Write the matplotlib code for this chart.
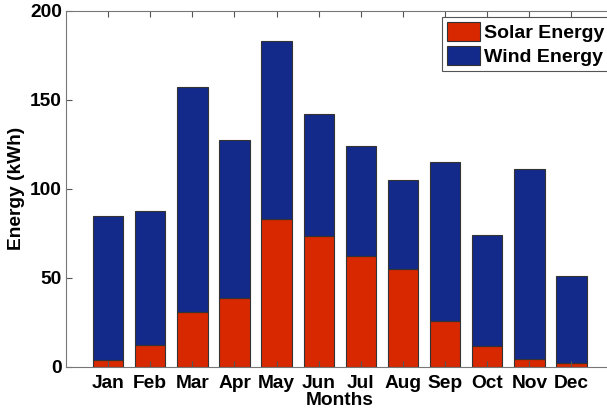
import matplotlib
matplotlib.use("Agg")
import matplotlib.pyplot as plt
import numpy as np

plt.rcParams['font.family'] = ['Liberation Sans', 'DejaVu Sans']

months = ["Jan", "Feb", "Mar", "Apr", "May", "Jun", "Jul", "Aug", "Sep", "Oct", "Nov", "Dec"]
solar = [3.9, 12.2, 30.9, 38.8, 83.1, 73.4, 62.4, 54.7, 25.8, 11.8, 4.5, 2.2]
total = [84.8, 87.5, 157.3, 127.2, 182.8, 142.1, 124.0, 104.9, 114.8, 74.2, 110.9, 51.1]
wind = [t - s for t, s in zip(total, solar)]

red = "#d82800"
blue = "#142a8a"

fig = plt.figure(figsize=(6.07, 4.11), dpi=100)
W, H = 607, 411
left, right, top, bottom = 66, 613.6, 10.7, 366.7
ax = fig.add_axes([left / W, 1 - bottom / H, (right - left) / W, (bottom - top) / H])

x = np.arange(1, len(months) + 1)
ax.bar(x, solar, width=0.72, color=red, edgecolor="#333333", linewidth=0.8, label="Solar Energy")
ax.bar(x, wind, width=0.72, bottom=solar, color=blue, edgecolor="#333333", linewidth=0.8, label="Wind Energy")

ax.set_xlim(0, 13)
ax.set_ylim(0, 200)
ax.set_xticks(x)
ax.set_xticklabels(months)
ax.set_yticks([0, 50, 100, 150, 200])
ax.tick_params(direction="in", top=True, right=True, length=4, color="#555555", labelsize=13.8)
ax.tick_params(axis="x", pad=6)
ax.tick_params(axis="y", pad=3)
for lab in ax.get_xticklabels() + ax.get_yticklabels():
    lab.set_fontweight("bold")
for sp in ax.spines.values():
    sp.set_color("#777777")
    sp.set_linewidth(0.8)

ax.set_xlabel("Months", fontsize=13.8, fontweight="bold", labelpad=0)
ax.set_ylabel("Energy (kWh)", fontsize=13.8, fontweight="bold")
ax.yaxis.set_label_coords((25 - left) / (right - left), 0.5)

leg = ax.legend(loc="upper left", bbox_to_anchor=(442 / W, 1 - 17 / H), bbox_transform=fig.transFigure,
                prop={"size": 14, "weight": "bold"},
                fancybox=False, framealpha=1, edgecolor="#555555", handlelength=1.7,
                handleheight=1.15, handletextpad=0.2, labelspacing=0.2, borderpad=0.25,
                borderaxespad=0)
leg.get_frame().set_linewidth(0.8)

fig.savefig("out.png", dpi=100)
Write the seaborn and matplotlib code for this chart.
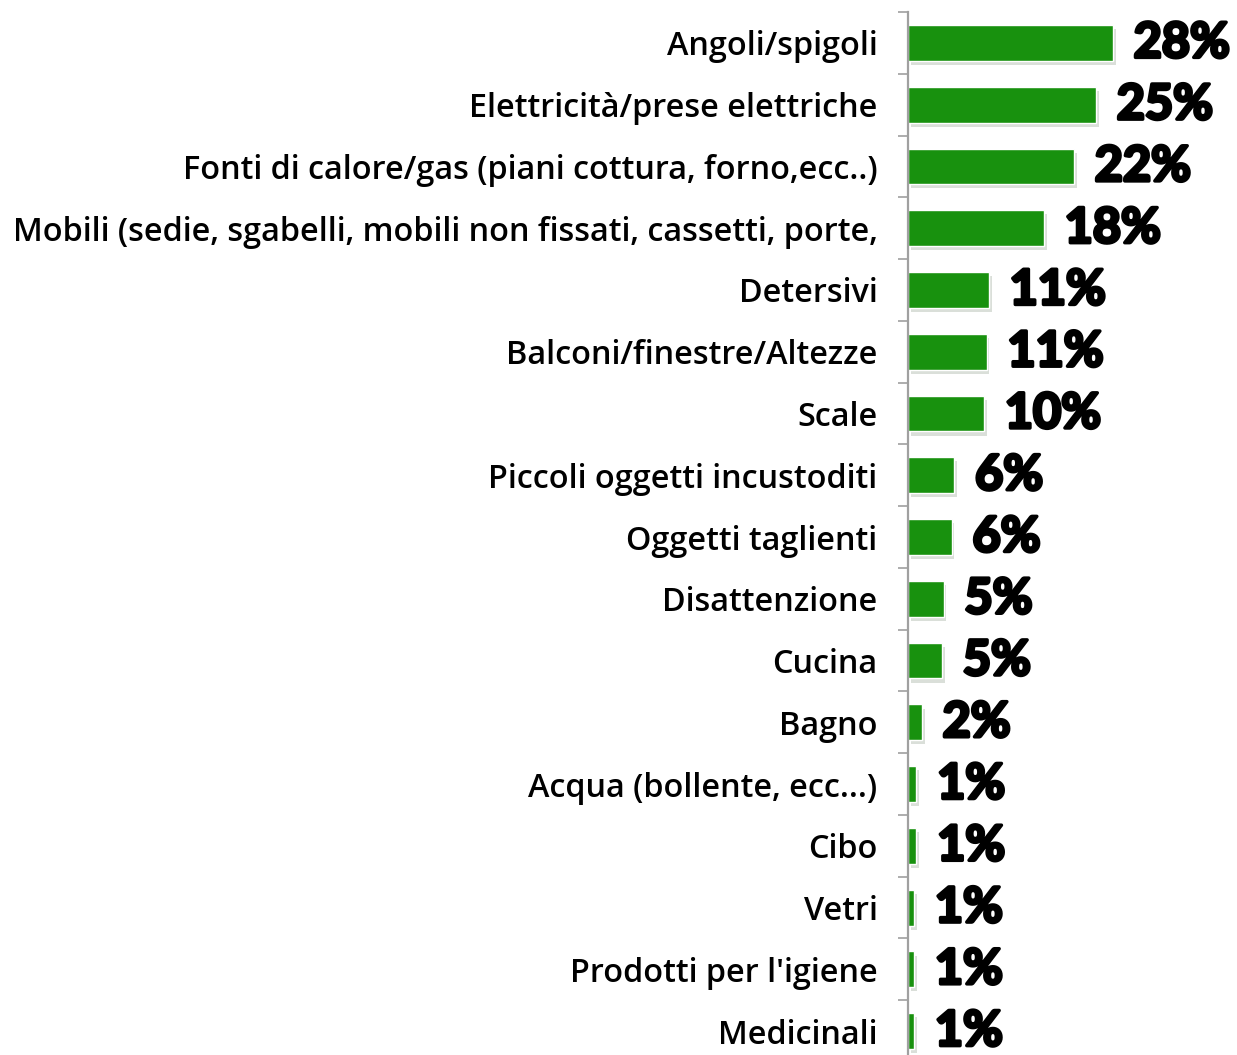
○ ○ ○ ○ ○
• [TASK PROMPT] Copy every entry exactly as written. Pictures are excluded.

• [RESULT FOR THIS TASK]
Write the matplotlib code for this chart.
import matplotlib
matplotlib.use("Agg")
import matplotlib.pyplot as plt
import numpy as np

plt.rcParams['font.family'] = ['Liberation Sans', 'DejaVu Sans']

months = ["Jan", "Feb", "Mar", "Apr", "May", "Jun", "Jul", "Aug", "Sep", "Oct", "Nov", "Dec"]
solar = [3.9, 12.2, 30.9, 38.8, 83.1, 73.4, 62.4, 54.7, 25.8, 11.8, 4.5, 2.2]
total = [84.8, 87.5, 157.3, 127.2, 182.8, 142.1, 124.0, 104.9, 114.8, 74.2, 110.9, 51.1]
wind = [t - s for t, s in zip(total, solar)]

red = "#d82800"
blue = "#142a8a"

fig = plt.figure(figsize=(6.07, 4.11), dpi=100)
W, H = 607, 411
left, right, top, bottom = 66, 613.6, 10.7, 366.7
ax = fig.add_axes([left / W, 1 - bottom / H, (right - left) / W, (bottom - top) / H])

x = np.arange(1, len(months) + 1)
ax.bar(x, solar, width=0.72, color=red, edgecolor="#333333", linewidth=0.8, label="Solar Energy")
ax.bar(x, wind, width=0.72, bottom=solar, color=blue, edgecolor="#333333", linewidth=0.8, label="Wind Energy")

ax.set_xlim(0, 13)
ax.set_ylim(0, 200)
ax.set_xticks(x)
ax.set_xticklabels(months)
ax.set_yticks([0, 50, 100, 150, 200])
ax.tick_params(direction="in", top=True, right=True, length=4, color="#555555", labelsize=13.8)
ax.tick_params(axis="x", pad=6)
ax.tick_params(axis="y", pad=3)
for lab in ax.get_xticklabels() + ax.get_yticklabels():
    lab.set_fontweight("bold")
for sp in ax.spines.values():
    sp.set_color("#777777")
    sp.set_linewidth(0.8)

ax.set_xlabel("Months", fontsize=13.8, fontweight="bold", labelpad=0)
ax.set_ylabel("Energy (kWh)", fontsize=13.8, fontweight="bold")
ax.yaxis.set_label_coords((25 - left) / (right - left), 0.5)

leg = ax.legend(loc="upper left", bbox_to_anchor=(442 / W, 1 - 17 / H), bbox_transform=fig.transFigure,
                prop={"size": 14, "weight": "bold"},
                fancybox=False, framealpha=1, edgecolor="#555555", handlelength=1.7,
                handleheight=1.15, handletextpad=0.2, labelspacing=0.2, borderpad=0.25,
                borderaxespad=0)
leg.get_frame().set_linewidth(0.8)

fig.savefig("out.png", dpi=100)
Write the seaborn and matplotlib code for this chart.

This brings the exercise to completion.